I’ve written about this before, but every year the issue comes up again when teams are playing for championships. The matter touches very close to home this year with the Chicago Blackhawks battling the Philadelphia Flyers for the Stanley Cup. A friend of mine who grew up in Chicago, is a big Hawks fan, but now lives in Princeton, NJ, not far from Philly, sent me the following, which is about a nun and priest rooting for the Flyers (no problem there) and telling kids to pray for the Flyers and that God will not let them down (problem!!!)
Folks in Chicago have been praying for the Hawks and Cubs to win a championship for a combined 150+ years! So either we are praying poorly, or God has let us down, or God does not take sides in sports based on our prayers. I tend toward the latter. I think it’s great that the nun and priest are cheering on their team and supporting their kids’ excitement. And, in a pure sense, we ARE to pray for what really matters to us. However, when we start to teach things like “God will not let us down” with reference to sports teams and that a victory was “proof” that God hears prayers, I think we’re heading into dangerous territory.
Here’s what I wrote about this subject in my book, A Well-Built Faith:
In fact, we must ask whether we should we pray…
- for rain during a drought?
- for no rain during a parade?
- for teams to win a game?
- for the healing of a sick person?
- for help in passing an exam?
- for peace in the world?
The answer is a resounding, “Yes, yes, YES!” However, we must know what we are praying for and why we pray. We pray for one reason only: to align ourselves with God’s will. In each of these situations, we are praying about something very important to us, seeking to align our will with God’s. No matter how the situation turns out, God intervenes because God is always intervening. Unfortunately, however, we tend to only recognize that intervention when God’s will seemingly conforms to our own will and we proclaim a miracle. Miracles do indeed occur, however Jesus himself pointed out that the greatest miracle is the transformation of a human heart. And so, we pray
- for rain during a drought and if it does not rain, we continue to pray so that we can learn what God’s will is for us during this challenging time.

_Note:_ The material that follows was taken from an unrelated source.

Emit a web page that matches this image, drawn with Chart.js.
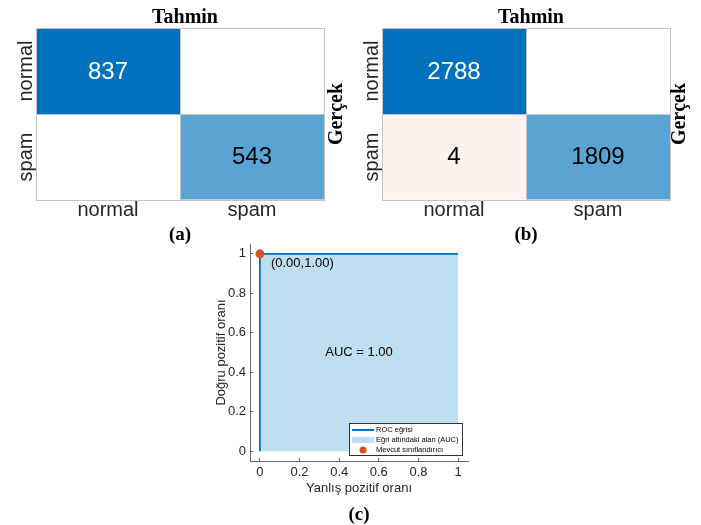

- for our favorite team to win, knowing that what we are really praying for is that they will play to the best of their ability and the outcome will be decided based on which team is better on that day (God does not decide on the outcomes of games). And if our team loses, we continue to pray to help us accept loss, to learn from it, to grow from it, and to move on with the right attitude.
- for a sick relative who is dying of cancer. Our deepest desire is for that person to be well. And if the person dies, we bow before the mystery of life and death and continue to pray, asking God to help us grieve, to comfort us, and to help us see that death is not the end.
- for help on an exam, not in place of studying, but in order to fully utilize the gift of our minds.
- for world peace because we know that it is God’s will and that any lack of peace is the result of human failure.
In other words, in every situation that we pray, we are seeking to get in touch with our deepest and truest desires, to share them with God, and to align ourselves with his will, which is always for us to draw closer to him.